After a long drive to D.C., and a staying up way too late with the anticipation of what Monday’s inauguration will hold for us all, we boarded the Washington Metro. The subway kept was packed full of people and we hadn’t yet hit the city limits. A film crew from Tennessee was following a family as they journeyed to DC to tell the story of how they went from the March on Washington to listen to Dr. King to President Obama’s second inauguration.
Station after station people poured onto the train with their tickets of varying colors, and some without tickets, hoping to get a glimpse of the second inauguration of the president. As we exited Union Station, we followed the color coordinated paths that lead us to our gate and security checkpoint.
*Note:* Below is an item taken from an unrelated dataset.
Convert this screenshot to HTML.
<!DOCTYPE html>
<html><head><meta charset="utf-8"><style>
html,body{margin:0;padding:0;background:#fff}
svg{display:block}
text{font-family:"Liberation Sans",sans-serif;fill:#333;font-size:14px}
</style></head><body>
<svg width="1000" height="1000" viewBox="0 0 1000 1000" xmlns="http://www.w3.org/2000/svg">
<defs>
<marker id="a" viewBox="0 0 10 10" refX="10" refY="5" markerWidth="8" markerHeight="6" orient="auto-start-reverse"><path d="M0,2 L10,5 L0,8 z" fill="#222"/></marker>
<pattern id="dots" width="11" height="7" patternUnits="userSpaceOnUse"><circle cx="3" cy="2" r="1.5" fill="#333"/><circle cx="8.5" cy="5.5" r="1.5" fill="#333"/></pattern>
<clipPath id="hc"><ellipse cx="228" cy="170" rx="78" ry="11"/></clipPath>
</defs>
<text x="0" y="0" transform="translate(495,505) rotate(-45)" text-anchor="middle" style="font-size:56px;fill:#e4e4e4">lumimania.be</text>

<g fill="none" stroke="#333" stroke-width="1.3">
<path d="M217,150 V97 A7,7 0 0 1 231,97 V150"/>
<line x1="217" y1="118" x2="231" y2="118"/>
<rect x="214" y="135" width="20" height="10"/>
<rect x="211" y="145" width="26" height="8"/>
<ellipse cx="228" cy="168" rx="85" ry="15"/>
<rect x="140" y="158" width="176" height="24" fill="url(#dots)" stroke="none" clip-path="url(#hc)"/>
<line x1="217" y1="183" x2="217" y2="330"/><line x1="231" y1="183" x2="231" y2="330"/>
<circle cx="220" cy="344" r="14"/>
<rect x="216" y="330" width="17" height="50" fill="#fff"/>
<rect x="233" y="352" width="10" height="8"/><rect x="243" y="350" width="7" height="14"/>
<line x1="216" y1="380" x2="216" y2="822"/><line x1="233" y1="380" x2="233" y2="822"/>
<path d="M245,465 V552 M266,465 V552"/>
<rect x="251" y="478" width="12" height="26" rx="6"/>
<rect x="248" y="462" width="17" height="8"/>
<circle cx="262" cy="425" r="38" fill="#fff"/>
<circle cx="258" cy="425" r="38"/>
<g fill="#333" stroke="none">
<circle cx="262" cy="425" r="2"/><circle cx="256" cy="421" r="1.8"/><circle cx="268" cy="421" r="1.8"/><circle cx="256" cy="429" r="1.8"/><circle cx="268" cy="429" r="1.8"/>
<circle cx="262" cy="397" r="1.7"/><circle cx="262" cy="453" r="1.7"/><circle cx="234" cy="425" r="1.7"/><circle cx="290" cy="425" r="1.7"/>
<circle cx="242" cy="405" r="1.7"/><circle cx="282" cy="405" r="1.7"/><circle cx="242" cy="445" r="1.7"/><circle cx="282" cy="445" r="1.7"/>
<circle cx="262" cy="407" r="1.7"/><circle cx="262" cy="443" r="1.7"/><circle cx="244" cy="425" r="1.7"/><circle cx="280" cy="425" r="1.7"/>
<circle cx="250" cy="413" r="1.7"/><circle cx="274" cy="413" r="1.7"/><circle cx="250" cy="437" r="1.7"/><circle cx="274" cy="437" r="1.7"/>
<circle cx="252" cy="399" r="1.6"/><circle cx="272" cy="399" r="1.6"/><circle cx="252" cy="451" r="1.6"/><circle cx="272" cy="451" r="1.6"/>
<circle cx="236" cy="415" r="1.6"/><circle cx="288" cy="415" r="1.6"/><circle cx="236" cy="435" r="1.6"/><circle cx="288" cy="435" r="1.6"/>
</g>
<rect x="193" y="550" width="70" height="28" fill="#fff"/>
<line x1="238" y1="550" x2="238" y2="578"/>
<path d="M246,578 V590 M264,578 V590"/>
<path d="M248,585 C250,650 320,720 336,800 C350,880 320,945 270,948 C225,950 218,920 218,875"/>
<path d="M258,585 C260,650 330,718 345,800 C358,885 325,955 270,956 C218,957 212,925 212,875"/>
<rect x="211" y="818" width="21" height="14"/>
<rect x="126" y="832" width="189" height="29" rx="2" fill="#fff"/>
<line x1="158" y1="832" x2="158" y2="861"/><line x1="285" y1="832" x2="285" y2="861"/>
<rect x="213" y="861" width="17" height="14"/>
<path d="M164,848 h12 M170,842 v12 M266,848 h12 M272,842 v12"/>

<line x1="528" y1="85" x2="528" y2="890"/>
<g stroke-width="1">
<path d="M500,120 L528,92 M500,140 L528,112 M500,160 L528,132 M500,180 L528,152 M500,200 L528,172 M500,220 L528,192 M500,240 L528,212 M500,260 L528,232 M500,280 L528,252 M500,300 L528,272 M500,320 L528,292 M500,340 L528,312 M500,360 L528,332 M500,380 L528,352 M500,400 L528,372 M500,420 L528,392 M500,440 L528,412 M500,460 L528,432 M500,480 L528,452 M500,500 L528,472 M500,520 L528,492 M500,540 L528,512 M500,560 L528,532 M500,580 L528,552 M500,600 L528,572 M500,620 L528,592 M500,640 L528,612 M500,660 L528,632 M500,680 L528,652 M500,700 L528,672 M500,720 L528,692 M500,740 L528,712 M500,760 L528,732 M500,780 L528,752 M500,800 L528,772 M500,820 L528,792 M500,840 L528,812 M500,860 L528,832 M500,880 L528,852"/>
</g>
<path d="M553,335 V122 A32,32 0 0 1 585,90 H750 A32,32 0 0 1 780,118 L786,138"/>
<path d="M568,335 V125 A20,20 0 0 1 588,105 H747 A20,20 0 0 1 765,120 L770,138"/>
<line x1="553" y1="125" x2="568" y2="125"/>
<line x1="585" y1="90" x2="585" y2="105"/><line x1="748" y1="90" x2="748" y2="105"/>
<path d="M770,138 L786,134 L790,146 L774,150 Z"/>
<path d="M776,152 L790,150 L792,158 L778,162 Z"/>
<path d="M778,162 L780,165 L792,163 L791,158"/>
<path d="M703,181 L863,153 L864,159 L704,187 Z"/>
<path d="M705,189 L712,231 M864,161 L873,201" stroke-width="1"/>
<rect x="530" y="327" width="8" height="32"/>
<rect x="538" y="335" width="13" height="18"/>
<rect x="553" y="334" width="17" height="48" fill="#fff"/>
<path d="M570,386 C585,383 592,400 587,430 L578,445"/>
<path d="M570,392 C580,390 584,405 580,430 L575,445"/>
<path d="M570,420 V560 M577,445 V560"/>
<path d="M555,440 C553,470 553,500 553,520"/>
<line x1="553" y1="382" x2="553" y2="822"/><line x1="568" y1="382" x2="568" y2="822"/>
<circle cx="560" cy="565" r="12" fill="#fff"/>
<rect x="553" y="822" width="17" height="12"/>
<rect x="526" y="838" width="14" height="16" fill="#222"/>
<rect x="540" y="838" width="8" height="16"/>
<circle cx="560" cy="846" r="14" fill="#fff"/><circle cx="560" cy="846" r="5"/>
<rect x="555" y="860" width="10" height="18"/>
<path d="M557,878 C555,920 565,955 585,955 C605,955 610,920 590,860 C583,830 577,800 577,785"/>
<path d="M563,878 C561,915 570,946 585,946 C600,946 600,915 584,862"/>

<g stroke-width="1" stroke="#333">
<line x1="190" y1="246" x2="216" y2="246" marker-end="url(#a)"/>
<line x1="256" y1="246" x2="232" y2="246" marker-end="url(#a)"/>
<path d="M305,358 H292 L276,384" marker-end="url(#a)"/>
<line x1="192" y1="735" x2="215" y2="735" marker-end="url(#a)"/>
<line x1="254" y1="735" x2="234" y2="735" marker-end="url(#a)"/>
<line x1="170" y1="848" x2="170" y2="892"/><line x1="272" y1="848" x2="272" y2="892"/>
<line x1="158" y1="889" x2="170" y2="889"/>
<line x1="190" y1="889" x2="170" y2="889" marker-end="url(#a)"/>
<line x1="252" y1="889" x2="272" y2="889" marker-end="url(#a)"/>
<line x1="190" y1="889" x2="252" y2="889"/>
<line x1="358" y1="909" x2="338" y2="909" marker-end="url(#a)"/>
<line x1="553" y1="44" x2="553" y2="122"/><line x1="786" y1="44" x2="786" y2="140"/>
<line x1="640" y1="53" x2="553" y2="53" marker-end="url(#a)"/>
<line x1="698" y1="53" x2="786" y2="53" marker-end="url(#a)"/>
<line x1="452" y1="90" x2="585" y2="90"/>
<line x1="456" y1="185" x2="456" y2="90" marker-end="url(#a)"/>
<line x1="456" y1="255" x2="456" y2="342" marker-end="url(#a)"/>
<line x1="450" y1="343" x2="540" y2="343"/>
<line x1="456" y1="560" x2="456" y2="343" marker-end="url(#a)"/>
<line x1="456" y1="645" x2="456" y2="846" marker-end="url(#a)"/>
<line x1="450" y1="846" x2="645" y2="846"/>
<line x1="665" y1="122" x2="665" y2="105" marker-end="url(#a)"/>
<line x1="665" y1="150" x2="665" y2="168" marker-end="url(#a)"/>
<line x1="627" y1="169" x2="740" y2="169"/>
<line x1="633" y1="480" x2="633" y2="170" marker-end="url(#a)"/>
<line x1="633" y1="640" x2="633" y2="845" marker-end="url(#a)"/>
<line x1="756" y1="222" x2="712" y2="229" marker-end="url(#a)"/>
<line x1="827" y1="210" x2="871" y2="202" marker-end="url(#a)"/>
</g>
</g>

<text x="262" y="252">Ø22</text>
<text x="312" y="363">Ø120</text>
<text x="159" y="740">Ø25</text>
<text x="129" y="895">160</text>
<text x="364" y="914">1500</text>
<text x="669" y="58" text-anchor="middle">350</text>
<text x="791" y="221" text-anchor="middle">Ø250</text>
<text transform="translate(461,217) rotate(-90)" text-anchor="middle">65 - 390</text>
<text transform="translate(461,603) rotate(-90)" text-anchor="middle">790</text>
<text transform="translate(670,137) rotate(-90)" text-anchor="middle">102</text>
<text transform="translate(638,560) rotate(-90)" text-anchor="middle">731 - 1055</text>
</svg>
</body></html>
Along the way, we ran into Nick Cannon and others who’s fame meant nothing in comparison to what this day meant.
As we found our way to our seats, there was a roar that began to swell as the presidential motorcade got close along Pennsylvania Avenue. At that moment, I realized what 1 million people sounded like, what 1 million people chanting, calling out, cheering for one black man felt like. We were all there waiting for him to say the 71 words that affirmed his second term, “I, Barack Hussein Obama, do solemnly swear…”
It was an awesome experience to be so close, see every face, and hear every word that was said that day. To make reference to the American story that is what Montclair has become, diversity, hard work, inclusiveness, and more. The invocation by NAACP National Board member and Chairman Emeritus, Myrlie Evers-Williams, widow of civil rights leader Medger Evers, set the stage to diversity for the speakers and performers as well as honor the legacy of Dr. Martin Luther King.
As the president came up to give his inaugural address, the crowd erupted in another chant “Obama! Obama!” drowning out the sound of the one protester who found his way into a tree. I wondered if his speech would be as inspiring as his 2008 campaign speeches or as realistic with a “lets get to work” attitude of his State of the Unions. He found the perfect balance. To hear the president’s unapologetic speech, calling for real climate control measures, equal protection for “our gay brothers and sisters,” and voter protection was powerful. It seems like he is really setting the stage for real and immediate progress. The urgency of the issues, the strategic change of OFA from Obama for America to Organizing for America and this speech make me believe that when he said “We must act knowing our work will be imperfect”, that he meant it.
This will always be a moment that lives with me. I am curious to see how that moment is portrayed 20 or 30 years from now by the next Howard Zinn in history textbooks.